Monday, Jul. 18, 1955
New Wings for France
At an aircraft plant in southern France last week, production was being stepped up on a trim, twin-jet plane with a graceful butterfly tail. The plane was France's Magister, a light, two-place trainer (made by Etablissements Fouga) that can hit 450 m.p.h., perform most of the maneuvers of heavier, more expensive combat cratt. The French air force has ordered 100 of the new Magisters; last week the hard-to-please NATO training committee was also recommending the plane to West Germany and other NATO nations as the standard basic trainer for fledgling jet pilots.
Businessman's Jet. The Magister is one of the best evidences of the big strides that the French aircraft industry has made in its comeback from the wreckage of World War II. At first, in 1945, French planemakers had taken off on a false course, designed dozens of fighters, bombers and heavy transports that could not be produced in their ruined factories. But in recent years the industry gradually got its bearings. Instead of trying to compete with the U.S. and Britain all along the line, France's planemakers are now concentrating on smaller projects where French inventive genius is not hampered by the lack of French production facilities.

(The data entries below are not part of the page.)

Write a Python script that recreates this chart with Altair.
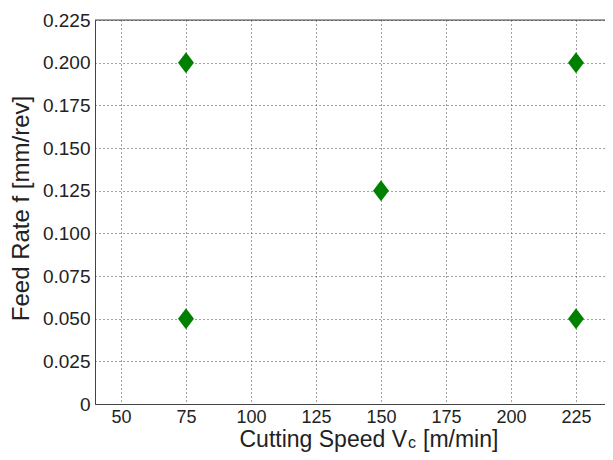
import altair as alt
import pandas as pd

speed = [75, 75, 150, 225, 225]
feed = [0.200, 0.050, 0.125, 0.200, 0.050]
x_ticks = [50, 75, 100, 125, 150, 175, 200, 225]
y_ticks = [0, 0.025, 0.05, 0.075, 0.1, 0.125, 0.15, 0.175, 0.2, 0.225]

df = pd.DataFrame({"speed": speed, "feed": feed})

W, H = 510, 384
FONT = "Liberation Sans"
AX = "#444444"

diamond = "M0,-1L0.76,0L0,1L-0.76,0Z"

points = alt.Chart(df).mark_point(
    shape=diamond, filled=True, size=441, color="#008000", opacity=1
).encode(
    x=alt.X("speed:Q", scale=alt.Scale(domain=[40, 236.15], nice=False, zero=False),
            axis=alt.Axis(values=x_ticks, title=None, grid=True, gridDash=[1, 3],
                          gridColor="#444444", gridOpacity=1, domainColor=AX,
                          ticks=False, tickSize=0, labelFontSize=18, labelFont=FONT,
                          labelColor="#222222", labelPadding=4, labelFlush=False)),
    y=alt.Y("feed:Q", scale=alt.Scale(domain=[0, 0.225], nice=False),
            axis=alt.Axis(values=y_ticks, title="Feed Rate f [mm/rev]", grid=True,
                          gridDash=[1, 3], gridColor="#444444", gridOpacity=1,
                          domainColor=AX, ticks=False, tickSize=0,
                          labelFontSize=19, labelFont=FONT, labelColor="#222222",
                          labelPadding=5, labelFlush=False,
                          labelExpr="datum.value == 0 ? '0' : format(datum.value, '.3f')",
                          titleFont=FONT, titleFontSize=24, titleFontWeight="normal",
                          titleColor="#222222", titleAngle=270, titleX=-67, titleY=188,
                          titleAlign="center", titleBaseline="alphabetic")),
)

top = alt.Chart(pd.DataFrame({"a": [0]})).mark_rule(color=AX, strokeWidth=1).encode(
    y=alt.value(0), x=alt.value(0), x2=alt.value(W)
)

def label(txt, x, y, size, align):
    return alt.Chart(pd.DataFrame({"t": [txt]})).mark_text(
        font=FONT, fontSize=size, align=align, baseline="alphabetic", color="#222222"
    ).encode(text="t:N", x=alt.value(x), y=alt.value(y))

xt1 = label("Cutting Speed V", 312, 427, 23, "right")
xt2 = label("c", 313, 428, 16, "left")
xt3 = label("[m/min]", 328, 427, 23, "left")

chart = alt.layer(points, top, xt1, xt2, xt3).properties(
    width=W, height=H,
    autosize=alt.AutoSizeParams(type="none"),
    padding={"left": 87, "top": 12, "right": 0, "bottom": 48},
).configure_view(stroke=None).configure(background="white")

chart.save("out.html", embed_options={"renderer": "svg", "actions": False})
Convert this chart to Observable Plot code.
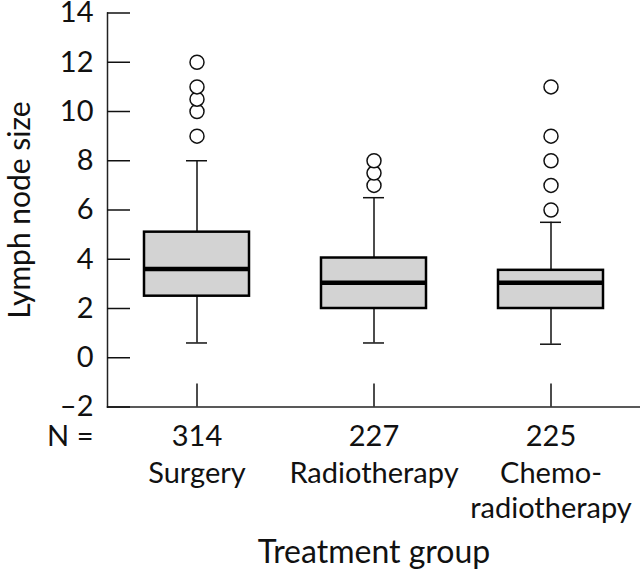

Besides Fouga, most of France's 24 other airframe builders and eight engine firms are working on new families of easily produced light jet planes and small engines, are also driving ahead on radical designs for pure research instead of mass production.
In the light-plane field World War I Planemaker Morane-Saulnier has built a sleek, four-place light jet called the Paris which can buzz along at 400 m.p.h. serve either as a military liaison plane or a highspeed executive transport. Though only one prototype has been built, U.S. Light-Plane-Maker Beechcraft, no novice in the field, is so impressed with the Paris that it is showing it around the U.S., will build for flying businessmen if there are enough orders. On its American debut the Morane-Saulnier craft flew Ambassador to the U.S. Maurice de Murville from Washington to New York in 35 minutes, setting a civil aviation record In pure research, France's large Societe Nationale de Constructions Aeronautiques du Sud-Ouest (S.N.C.A.S.O.) is flying its Trident, a jet-and-rocket-powered interceptor, at supersonic speeds, while the tiny (400 workers) Leduc Co. has built an even more radical fighter with a needlelike plastic cockpit and a 143,000-lb.-thrust (at 621 m.p.h.) ramjet engine. Carried aloft on the back of a mother ship and released at a high speed, the Leduc ramjet has already passed Mach 1 in a climb, is expected to hit Mach 2 (1,520 m.p.h. at sea level).
The biggest strides of all have been in a field thus far neglected by both the U S and Britain: small jet engines. French engine builders from the government's big SNECMA to Veteran (World War I) Hispano-Suiza, have new light jets flying or on the test stands. The leader so far is Turbomeca, which has nine engines in production from 300 to nearly 900 Ibs. static thrust. For the twin-jet Magister and the Paris, Turbomeca has developed a 298-lb. jet with 880 lbs. of static thrust a power-to-weight ratio of nearly three to one v. two to one in most big military engines. The new engine is so light and economical that Continental Motors will build it under license in the U.S. to power Cessna's new T-37 light jet trainer, now in production for the U.S. Air Force. Furthermore, the Turbomeca engines are so adaptable that France is experimenting with them on lightweight helicopters to get bigger loads, higher speeds and altitudes.
The Mystere. French planemakers have not given up on big planes. Designer and Planemaker Marcel Dassault has turned out 350 Ouragan fighters, France's first swept-wing jets, is now working on a 200-plane order for supersonic super Mysteres.
S.N.C.A.S.O. is building 140 Vautour fighter bombers a 720-m.p.h. jet that can carry a tactical Abomb. S.N.C A S O is test-flying a twin-jet Caravelle transport that can carry up to 91 passengers on medium-length (up to 2,300 miles) air routes at a speedy 455 m.p.h. But so far foreign airlines have shown little interest in buying French-made transports. Even Air France uses American-made Super-Constellations.
Moreover, with only 58,000 workers (v. 210,000 for Britain, 610,000 for the U.S.) in the industry, France cannot compete with the giants in big-plane production, even with a government subsidy of $400 million. Military orders are still only enough to keep the industry working at 30% (396 planes in 1954) of capacity. Nevertheless, with the success of their Fouga Magister and light Turbomeca engines, French planemakers see the possibility of carving a modest niche in the world's air markets.